Так как в метафизических вопросах я враг всяких объединений и не желаю участвовать в организованных экскурсиях по антропоморфическим парадизам, мне приходится полагаться на собственные свои слабые силы, когда думаю о лучших своих переживаниях; о страстной заботе, переходящей почти в куваду, с которой я отнесся к нашему ребенку с первого же мгновения его появления на свет. Вспомним все наши открытия (есть такая idйe reзue: (Общее место (франц.)) «все родители делают эти открытия»): идеальную форму миниатюрных ногтей на младенческой руке, которую ты мне без слов показывала у себя на ладони, где она лежала, как отливом оставленная маленькая морская звезда; эпидерму ноги или щеки, которую ты предлагала моему вниманию дымчато-отдаленным голосом, точно нежность осязания могла быть передана только нежностью живописной дали; расплывчатое, ускользающее нечто в синем оттенке радужной оболочки глаза, удержавшей как будто тени, впитанные в древних баснословных лесах, где было больше птиц, чем тигров, больше плодов, чем шипов, и где, в пестрой глубине зародился человеческий разум; а также первое путешествие младенца в следующее измерение, новую связь, установившуюся между глазом и предметом, таинственную связь, которую думают объяснить те бездарности, которые делают «научную карьеру» при помощи лабиринтов с тренированными крысами.
2
Ближайшее подобие зарождения разума (и в человеческом роде и в особи) мне кажется можно найти в том дивном толчке, когда, глядя на путаницу сучков и листьев, вдруг понимаешь, что дотоле принимаемое тобой за часть этой ряби есть на самом деле птица или насекомое. Для того, чтобы объяснить начальное цветение человеческого рассудка, мне кажется, следует предположить паузу в эволюции природы, животворную минуту лени и неги. Борьба за существование — какой вздор! Проклятие труда и битв ведет человека обратно к кабану. Мы с тобой часто со смехом отмечали маньякальный блеск в глазу у хозяйственной дамы, когда в пищевых и распределительных замыслах она этим стеклянистым взглядом блуждает по моргу мясной. Пролетарии, разъединяйтесь!

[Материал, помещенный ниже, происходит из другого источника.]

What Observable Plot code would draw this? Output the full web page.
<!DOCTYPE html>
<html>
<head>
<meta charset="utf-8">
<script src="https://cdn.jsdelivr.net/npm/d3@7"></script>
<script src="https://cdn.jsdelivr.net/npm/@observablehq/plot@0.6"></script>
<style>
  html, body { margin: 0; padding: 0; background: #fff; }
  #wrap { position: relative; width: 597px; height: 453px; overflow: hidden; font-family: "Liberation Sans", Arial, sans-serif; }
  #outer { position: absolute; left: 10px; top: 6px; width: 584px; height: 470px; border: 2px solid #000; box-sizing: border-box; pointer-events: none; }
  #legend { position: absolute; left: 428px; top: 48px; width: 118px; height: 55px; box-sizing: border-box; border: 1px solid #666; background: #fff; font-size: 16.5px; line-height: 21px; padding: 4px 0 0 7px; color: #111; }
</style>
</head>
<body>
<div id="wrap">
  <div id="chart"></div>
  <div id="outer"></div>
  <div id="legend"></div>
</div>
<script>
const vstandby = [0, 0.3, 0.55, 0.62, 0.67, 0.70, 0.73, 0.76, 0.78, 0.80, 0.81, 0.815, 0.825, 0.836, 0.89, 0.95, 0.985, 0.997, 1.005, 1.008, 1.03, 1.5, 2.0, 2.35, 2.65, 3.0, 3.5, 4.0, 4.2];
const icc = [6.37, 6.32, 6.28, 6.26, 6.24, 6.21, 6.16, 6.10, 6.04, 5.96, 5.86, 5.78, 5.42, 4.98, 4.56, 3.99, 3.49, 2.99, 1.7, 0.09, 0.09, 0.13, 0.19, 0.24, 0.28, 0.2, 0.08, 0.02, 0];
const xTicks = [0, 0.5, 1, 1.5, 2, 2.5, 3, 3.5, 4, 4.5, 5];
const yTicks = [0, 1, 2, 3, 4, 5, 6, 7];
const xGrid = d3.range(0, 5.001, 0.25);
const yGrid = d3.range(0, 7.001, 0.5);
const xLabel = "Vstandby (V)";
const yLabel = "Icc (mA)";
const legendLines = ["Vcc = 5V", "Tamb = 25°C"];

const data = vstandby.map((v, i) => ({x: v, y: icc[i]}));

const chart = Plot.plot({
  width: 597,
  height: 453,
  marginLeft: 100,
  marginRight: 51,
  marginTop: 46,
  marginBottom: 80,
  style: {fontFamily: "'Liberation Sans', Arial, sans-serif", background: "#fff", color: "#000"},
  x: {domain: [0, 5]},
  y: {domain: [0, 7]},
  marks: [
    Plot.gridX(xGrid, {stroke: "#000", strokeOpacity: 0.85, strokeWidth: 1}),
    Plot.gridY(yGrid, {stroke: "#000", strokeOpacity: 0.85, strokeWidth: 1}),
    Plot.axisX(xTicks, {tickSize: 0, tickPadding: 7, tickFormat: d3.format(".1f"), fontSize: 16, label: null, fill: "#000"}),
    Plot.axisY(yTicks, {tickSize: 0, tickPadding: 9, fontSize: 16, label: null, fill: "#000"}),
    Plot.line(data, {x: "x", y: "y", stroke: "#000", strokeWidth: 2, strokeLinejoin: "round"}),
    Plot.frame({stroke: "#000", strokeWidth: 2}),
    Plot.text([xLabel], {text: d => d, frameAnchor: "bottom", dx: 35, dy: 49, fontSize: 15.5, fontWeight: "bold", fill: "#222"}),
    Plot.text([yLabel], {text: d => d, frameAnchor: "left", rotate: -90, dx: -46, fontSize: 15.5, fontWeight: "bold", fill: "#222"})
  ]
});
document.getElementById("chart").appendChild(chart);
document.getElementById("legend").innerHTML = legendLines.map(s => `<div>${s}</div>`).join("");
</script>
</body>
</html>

Старые книги ошибаются, Мир был создан в день отдыха.
В годы младенчества нашего мальчика, в Германии громкого Гитлера и во Франции молчаливого Мажино, мы вечно нуждались в деньгах, но добрые друзья не забывали снабжать нашего сына всем самым лучшим, что можно было достать. Хотя сами мы были бессильны, мы с беспокойством следили, чтобы не наметилось разрыва между вещественными благами в его младенчестве и нашем.
Впрочем, наука выращивания младенцев сделала невероятные успехи: в девять месяцев я, например, не получал на обед целого фунта протертого шпината, не получал сок от дюжины апельсинов в один день: и тобою заведенная педиатрическая рутина была несравненно художественнее и тщательнее, чем все, что могли бы придумать няньки и бонны нашего детства.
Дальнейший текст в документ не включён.